- **What the task requires**: Below, find the line containing "Convert this diagram to TikZ code." and the line containing "(0,0) rectangle (840,726);"; reproduce exactly those two and every line between them, omitting pictures.

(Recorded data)

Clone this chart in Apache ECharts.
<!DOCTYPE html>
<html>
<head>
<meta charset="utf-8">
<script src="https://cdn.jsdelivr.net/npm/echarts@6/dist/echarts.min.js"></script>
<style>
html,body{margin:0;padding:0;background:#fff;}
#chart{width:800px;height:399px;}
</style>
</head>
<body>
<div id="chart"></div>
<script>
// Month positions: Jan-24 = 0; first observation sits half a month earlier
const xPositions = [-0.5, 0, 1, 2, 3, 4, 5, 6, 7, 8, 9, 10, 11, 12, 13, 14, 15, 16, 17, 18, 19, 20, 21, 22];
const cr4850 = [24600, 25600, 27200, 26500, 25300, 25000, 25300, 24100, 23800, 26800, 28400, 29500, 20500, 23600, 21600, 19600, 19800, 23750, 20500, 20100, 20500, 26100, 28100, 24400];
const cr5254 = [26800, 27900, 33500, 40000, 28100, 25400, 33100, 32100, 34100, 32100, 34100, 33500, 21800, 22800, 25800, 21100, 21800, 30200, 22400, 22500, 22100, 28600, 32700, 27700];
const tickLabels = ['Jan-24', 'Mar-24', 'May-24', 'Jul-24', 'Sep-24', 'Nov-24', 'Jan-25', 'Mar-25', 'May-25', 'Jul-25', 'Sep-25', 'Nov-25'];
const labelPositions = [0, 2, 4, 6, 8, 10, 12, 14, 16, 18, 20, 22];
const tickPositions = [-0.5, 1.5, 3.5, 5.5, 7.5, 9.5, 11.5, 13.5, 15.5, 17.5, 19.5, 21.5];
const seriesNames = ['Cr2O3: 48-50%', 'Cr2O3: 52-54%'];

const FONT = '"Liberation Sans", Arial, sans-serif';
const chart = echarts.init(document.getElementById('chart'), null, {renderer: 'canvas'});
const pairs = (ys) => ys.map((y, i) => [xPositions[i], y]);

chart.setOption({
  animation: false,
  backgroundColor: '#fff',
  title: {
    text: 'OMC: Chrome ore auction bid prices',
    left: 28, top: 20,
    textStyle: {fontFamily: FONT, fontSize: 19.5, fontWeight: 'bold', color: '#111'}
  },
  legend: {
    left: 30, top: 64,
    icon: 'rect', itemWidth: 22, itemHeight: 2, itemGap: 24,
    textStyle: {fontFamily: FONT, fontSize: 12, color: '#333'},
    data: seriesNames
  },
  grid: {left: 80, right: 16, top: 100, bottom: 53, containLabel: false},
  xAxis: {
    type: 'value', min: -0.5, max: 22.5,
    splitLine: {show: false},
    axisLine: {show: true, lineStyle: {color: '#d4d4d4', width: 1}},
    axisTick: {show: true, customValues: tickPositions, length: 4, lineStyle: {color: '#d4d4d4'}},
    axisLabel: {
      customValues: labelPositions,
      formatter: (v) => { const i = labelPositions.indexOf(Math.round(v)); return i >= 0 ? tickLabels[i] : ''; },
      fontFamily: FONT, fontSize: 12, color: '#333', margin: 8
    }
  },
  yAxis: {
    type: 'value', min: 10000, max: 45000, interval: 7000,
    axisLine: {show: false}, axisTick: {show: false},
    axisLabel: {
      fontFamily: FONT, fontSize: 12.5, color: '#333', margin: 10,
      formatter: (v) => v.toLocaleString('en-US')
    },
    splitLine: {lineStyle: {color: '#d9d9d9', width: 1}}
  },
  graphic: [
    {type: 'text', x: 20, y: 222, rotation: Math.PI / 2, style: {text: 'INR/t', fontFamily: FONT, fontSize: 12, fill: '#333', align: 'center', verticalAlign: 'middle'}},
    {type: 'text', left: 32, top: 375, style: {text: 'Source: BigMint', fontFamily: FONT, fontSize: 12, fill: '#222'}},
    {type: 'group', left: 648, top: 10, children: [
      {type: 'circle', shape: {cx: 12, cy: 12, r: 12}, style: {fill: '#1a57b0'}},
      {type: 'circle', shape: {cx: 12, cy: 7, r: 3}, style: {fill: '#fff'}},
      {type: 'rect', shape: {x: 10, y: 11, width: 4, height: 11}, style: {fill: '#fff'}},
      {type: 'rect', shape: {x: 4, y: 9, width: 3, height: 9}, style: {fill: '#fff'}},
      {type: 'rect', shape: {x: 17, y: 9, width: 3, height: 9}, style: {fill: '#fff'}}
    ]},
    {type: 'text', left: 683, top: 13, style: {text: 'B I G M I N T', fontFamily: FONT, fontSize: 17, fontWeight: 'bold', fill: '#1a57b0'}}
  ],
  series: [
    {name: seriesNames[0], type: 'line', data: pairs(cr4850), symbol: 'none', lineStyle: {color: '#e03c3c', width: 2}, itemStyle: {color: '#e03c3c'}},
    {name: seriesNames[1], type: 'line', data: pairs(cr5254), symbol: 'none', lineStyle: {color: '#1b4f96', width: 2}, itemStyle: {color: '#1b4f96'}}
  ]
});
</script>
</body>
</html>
* * *
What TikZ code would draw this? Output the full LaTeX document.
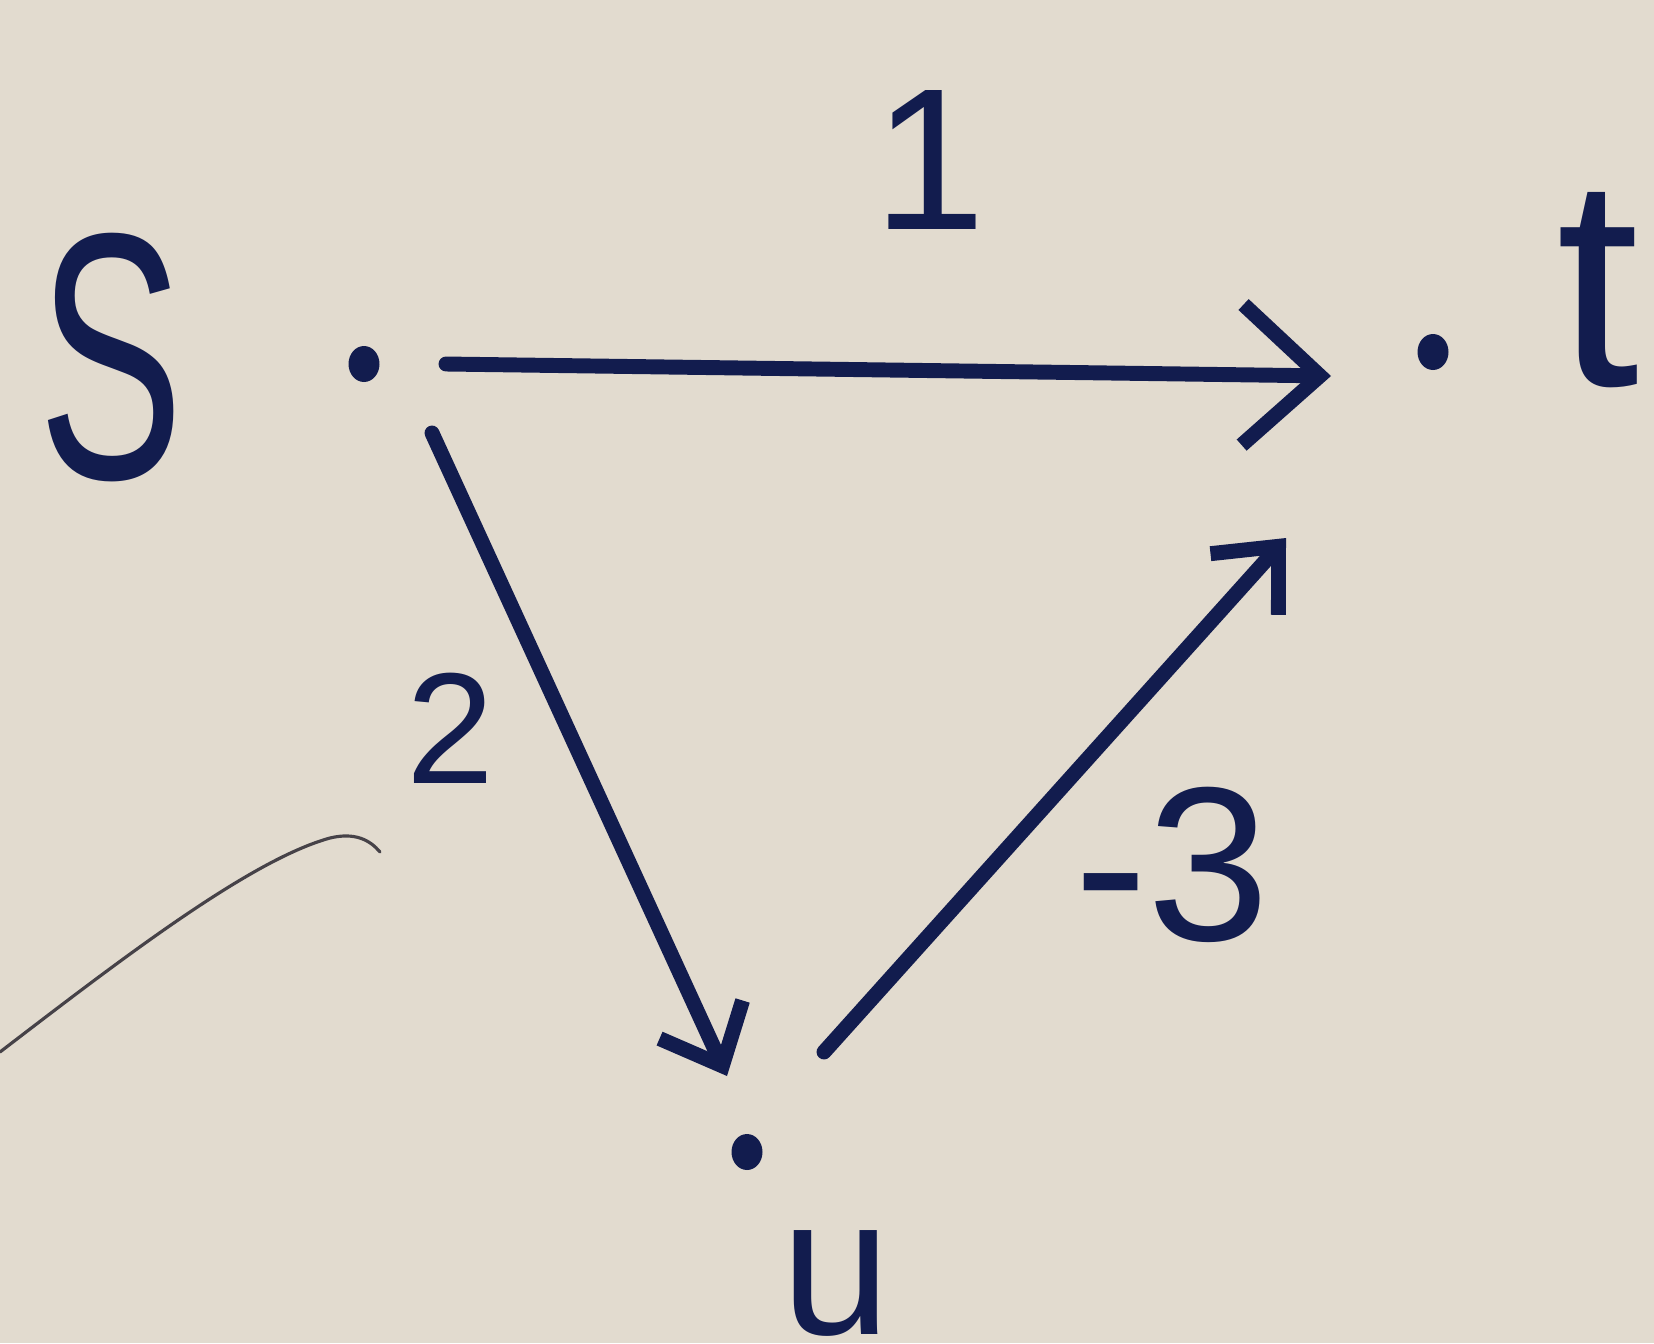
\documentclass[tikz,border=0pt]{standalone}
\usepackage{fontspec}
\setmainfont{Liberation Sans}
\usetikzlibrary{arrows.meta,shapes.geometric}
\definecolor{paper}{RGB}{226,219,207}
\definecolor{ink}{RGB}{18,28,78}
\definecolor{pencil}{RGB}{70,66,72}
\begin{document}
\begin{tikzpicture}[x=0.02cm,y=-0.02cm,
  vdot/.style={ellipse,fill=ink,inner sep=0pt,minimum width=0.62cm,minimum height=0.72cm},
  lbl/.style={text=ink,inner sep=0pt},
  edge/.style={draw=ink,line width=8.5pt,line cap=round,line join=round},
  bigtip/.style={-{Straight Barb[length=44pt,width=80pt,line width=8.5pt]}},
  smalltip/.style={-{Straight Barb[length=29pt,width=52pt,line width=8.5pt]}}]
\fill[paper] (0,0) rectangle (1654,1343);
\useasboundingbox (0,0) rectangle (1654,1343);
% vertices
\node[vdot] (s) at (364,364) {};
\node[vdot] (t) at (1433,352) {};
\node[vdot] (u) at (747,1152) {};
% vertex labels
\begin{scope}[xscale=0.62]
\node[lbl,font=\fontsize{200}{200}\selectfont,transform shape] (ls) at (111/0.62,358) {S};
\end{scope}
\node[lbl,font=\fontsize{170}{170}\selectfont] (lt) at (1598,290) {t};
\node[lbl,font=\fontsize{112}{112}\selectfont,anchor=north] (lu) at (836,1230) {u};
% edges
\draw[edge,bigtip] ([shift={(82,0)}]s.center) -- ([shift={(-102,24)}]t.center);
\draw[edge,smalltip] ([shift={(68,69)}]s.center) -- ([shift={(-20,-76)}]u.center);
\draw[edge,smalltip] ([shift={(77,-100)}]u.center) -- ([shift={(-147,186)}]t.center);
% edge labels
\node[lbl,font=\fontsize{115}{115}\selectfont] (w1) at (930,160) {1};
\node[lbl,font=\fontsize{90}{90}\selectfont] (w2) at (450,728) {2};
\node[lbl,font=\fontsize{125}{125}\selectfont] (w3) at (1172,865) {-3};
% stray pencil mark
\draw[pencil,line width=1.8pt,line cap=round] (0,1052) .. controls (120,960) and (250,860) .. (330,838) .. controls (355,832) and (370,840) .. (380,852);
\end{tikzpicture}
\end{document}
* * *
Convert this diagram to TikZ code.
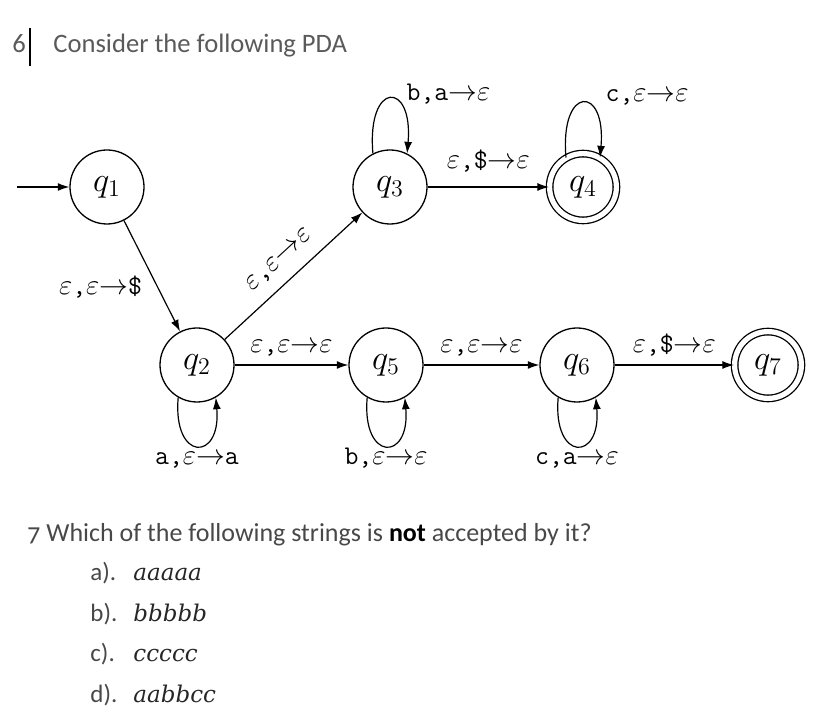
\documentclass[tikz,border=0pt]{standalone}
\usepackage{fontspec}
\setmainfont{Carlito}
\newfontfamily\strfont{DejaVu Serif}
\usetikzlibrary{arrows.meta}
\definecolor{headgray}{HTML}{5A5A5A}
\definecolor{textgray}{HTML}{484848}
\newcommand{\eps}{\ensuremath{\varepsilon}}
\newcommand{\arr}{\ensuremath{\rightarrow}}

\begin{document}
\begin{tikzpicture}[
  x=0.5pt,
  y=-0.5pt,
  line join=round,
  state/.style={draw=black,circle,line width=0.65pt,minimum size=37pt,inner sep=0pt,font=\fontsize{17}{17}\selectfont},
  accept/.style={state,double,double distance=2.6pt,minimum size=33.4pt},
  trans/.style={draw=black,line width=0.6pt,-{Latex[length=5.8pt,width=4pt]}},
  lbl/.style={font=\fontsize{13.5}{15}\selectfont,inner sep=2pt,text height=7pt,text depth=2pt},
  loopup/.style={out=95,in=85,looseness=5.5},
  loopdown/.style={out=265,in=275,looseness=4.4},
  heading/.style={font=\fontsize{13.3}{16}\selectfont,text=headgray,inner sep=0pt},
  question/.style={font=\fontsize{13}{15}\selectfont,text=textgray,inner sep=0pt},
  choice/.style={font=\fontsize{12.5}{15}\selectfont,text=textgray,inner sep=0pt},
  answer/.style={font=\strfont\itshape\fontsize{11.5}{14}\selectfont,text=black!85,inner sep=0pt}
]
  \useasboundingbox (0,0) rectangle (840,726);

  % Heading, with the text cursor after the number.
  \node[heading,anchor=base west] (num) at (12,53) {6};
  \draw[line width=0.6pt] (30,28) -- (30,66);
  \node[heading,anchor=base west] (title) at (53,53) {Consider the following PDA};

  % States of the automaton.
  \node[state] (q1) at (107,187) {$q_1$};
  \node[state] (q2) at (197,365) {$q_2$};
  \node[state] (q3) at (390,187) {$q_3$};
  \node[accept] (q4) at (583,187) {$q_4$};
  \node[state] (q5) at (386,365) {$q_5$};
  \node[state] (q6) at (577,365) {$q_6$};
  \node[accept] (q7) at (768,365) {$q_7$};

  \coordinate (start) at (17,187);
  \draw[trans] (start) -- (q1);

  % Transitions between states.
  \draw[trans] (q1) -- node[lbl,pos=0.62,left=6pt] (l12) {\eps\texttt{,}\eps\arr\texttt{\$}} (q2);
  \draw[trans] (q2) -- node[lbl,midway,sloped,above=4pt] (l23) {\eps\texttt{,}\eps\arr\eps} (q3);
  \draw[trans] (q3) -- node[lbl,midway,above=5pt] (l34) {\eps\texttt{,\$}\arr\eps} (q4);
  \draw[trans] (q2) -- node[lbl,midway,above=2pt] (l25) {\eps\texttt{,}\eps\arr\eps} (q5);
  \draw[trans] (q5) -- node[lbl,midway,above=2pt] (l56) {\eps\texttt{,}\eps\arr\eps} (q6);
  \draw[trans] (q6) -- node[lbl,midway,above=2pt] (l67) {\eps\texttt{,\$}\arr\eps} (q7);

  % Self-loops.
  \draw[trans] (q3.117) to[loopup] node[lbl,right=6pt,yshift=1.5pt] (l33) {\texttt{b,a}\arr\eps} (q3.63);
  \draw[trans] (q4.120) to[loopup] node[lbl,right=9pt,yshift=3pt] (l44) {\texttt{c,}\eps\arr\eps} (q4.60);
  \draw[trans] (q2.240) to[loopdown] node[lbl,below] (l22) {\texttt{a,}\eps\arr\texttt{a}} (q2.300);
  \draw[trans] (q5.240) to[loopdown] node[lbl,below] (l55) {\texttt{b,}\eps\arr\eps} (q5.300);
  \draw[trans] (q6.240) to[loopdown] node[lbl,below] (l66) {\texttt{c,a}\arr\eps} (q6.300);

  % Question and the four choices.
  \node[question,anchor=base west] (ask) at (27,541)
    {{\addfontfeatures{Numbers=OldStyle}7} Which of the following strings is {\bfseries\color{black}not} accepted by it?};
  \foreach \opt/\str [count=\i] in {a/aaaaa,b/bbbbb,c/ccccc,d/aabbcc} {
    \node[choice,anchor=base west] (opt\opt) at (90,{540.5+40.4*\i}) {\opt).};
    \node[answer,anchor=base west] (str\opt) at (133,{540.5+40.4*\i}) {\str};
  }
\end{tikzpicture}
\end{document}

- **Exercise answer**:
Convert this diagram to TikZ code.
\documentclass[tikz,border=0pt]{standalone}
\usepackage{fontspec}
\setmainfont{Carlito}
\newfontfamily\strfont{DejaVu Serif}
\usetikzlibrary{arrows.meta}
\definecolor{headgray}{HTML}{5A5A5A}
\definecolor{textgray}{HTML}{484848}
\newcommand{\eps}{\ensuremath{\varepsilon}}
\newcommand{\arr}{\ensuremath{\rightarrow}}

\begin{document}
\begin{tikzpicture}[
  x=0.5pt,
  y=-0.5pt,
  line join=round,
  state/.style={draw=black,circle,line width=0.65pt,minimum size=37pt,inner sep=0pt,font=\fontsize{17}{17}\selectfont},
  accept/.style={state,double,double distance=2.6pt,minimum size=33.4pt},
  trans/.style={draw=black,line width=0.6pt,-{Latex[length=5.8pt,width=4pt]}},
  lbl/.style={font=\fontsize{13.5}{15}\selectfont,inner sep=2pt,text height=7pt,text depth=2pt},
  loopup/.style={out=95,in=85,looseness=5.5},
  loopdown/.style={out=265,in=275,looseness=4.4},
  heading/.style={font=\fontsize{13.3}{16}\selectfont,text=headgray,inner sep=0pt},
  question/.style={font=\fontsize{13}{15}\selectfont,text=textgray,inner sep=0pt},
  choice/.style={font=\fontsize{12.5}{15}\selectfont,text=textgray,inner sep=0pt},
  answer/.style={font=\strfont\itshape\fontsize{11.5}{14}\selectfont,text=black!85,inner sep=0pt}
]
  \useasboundingbox (0,0) rectangle (840,726);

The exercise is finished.